At the beginning of the year we mentioned that Google and some of the other big names on the internet were teaming up for an IPv6 test run. Now, it’s here. We have roughly 4 hours until IPv6 day starts; which could be either June 7 or June 8 depending on where you live in the world. For most people, you probably won’t even notice that this is happening. But, for all the network techs and geeks out there this is a pretty big deal.

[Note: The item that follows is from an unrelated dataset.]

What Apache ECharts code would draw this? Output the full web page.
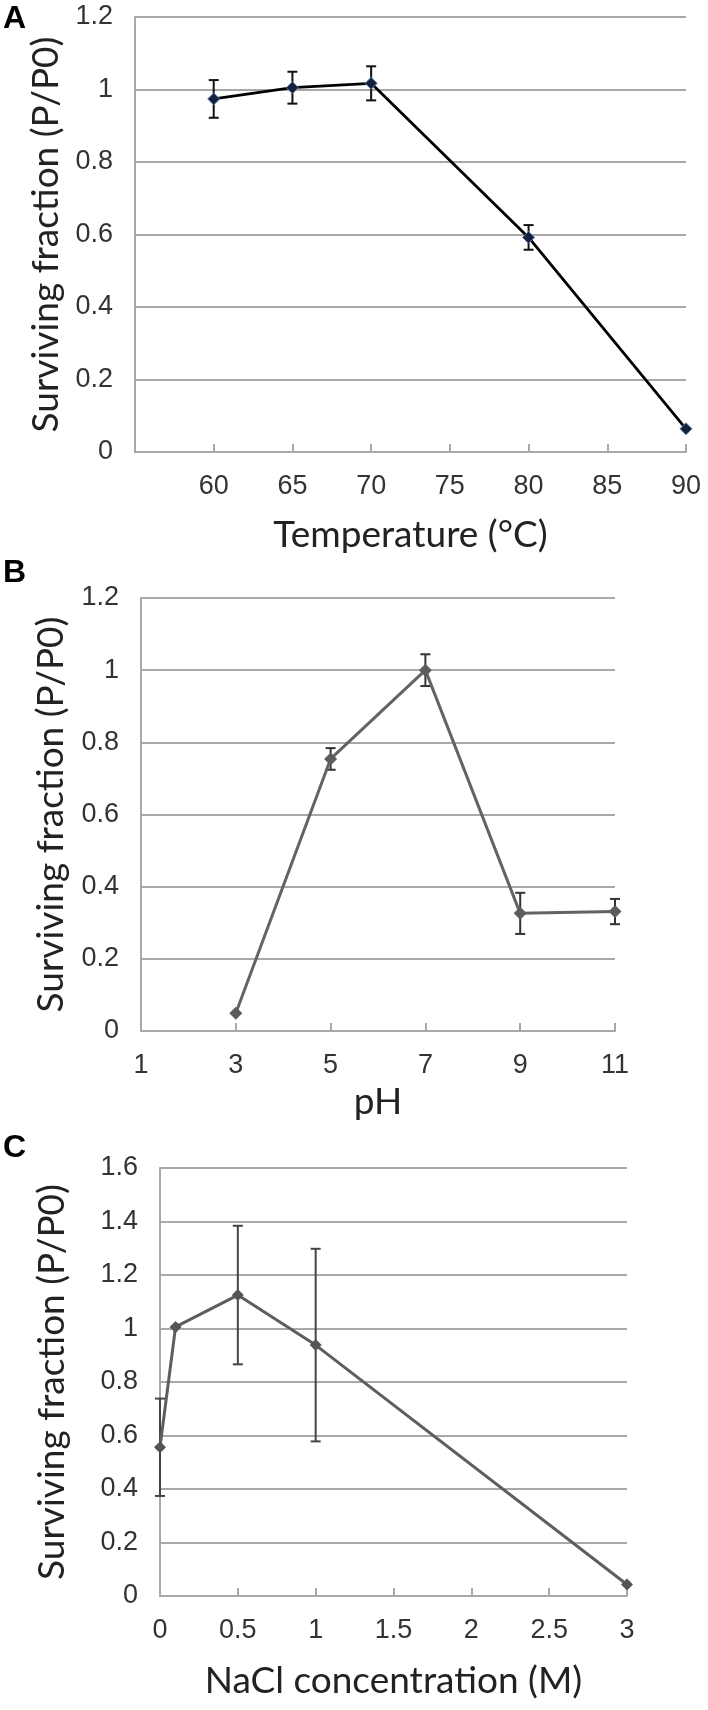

The Internet Society is the head behind the whole operation, but Google has really been taking the lead. According to a press release from Google, many of their “employees have been operating in ‘World IPv6 Day mode’ for several months now.” Along with them Facebook, Akamai, Yahoo!, and Limelight networks were also the first to jump onboard. But the list doesn’t end there, over 435 different organizations are participating with a hybrid dual IPv6/IPv4 deployment for this special event.
As mentioned, home users likely won’t even notice this is happening. Either your networking equipment and computer will automatically connect to IPv6, or you’ll just continue connecting via IPv4 as usual. Not sure what to expect? Check out the IPv6 connectivity test tool to see if your network is configured correctly. Assuming your ISP (internet service provider) has setup your DNS to correctly take advantage of IPv6, you should be able to connect to all of the participating websites without any trouble. But, if that doesn’t work you can try to use a free IPv6 tunnel, such Tunnel Broker.
Why the big test day?
IPv4 has been around for more than 30 years, and we’re several months past due for an upgrade. Despite having over 4 billion possible addresses, he last of the IPv4 addresses were depleted for several regional internet registry organizations back in April of this year. IPv6 day is the first full-scale, worldwide deployment of the new internet protocol ever. Call it a stress test, or just call it a practice round; it is playing a big part in promoting IPv6 across the world. Assuming that everything goes off without a hitch, it won’t belong before home users are upgraded to IPv6 as well.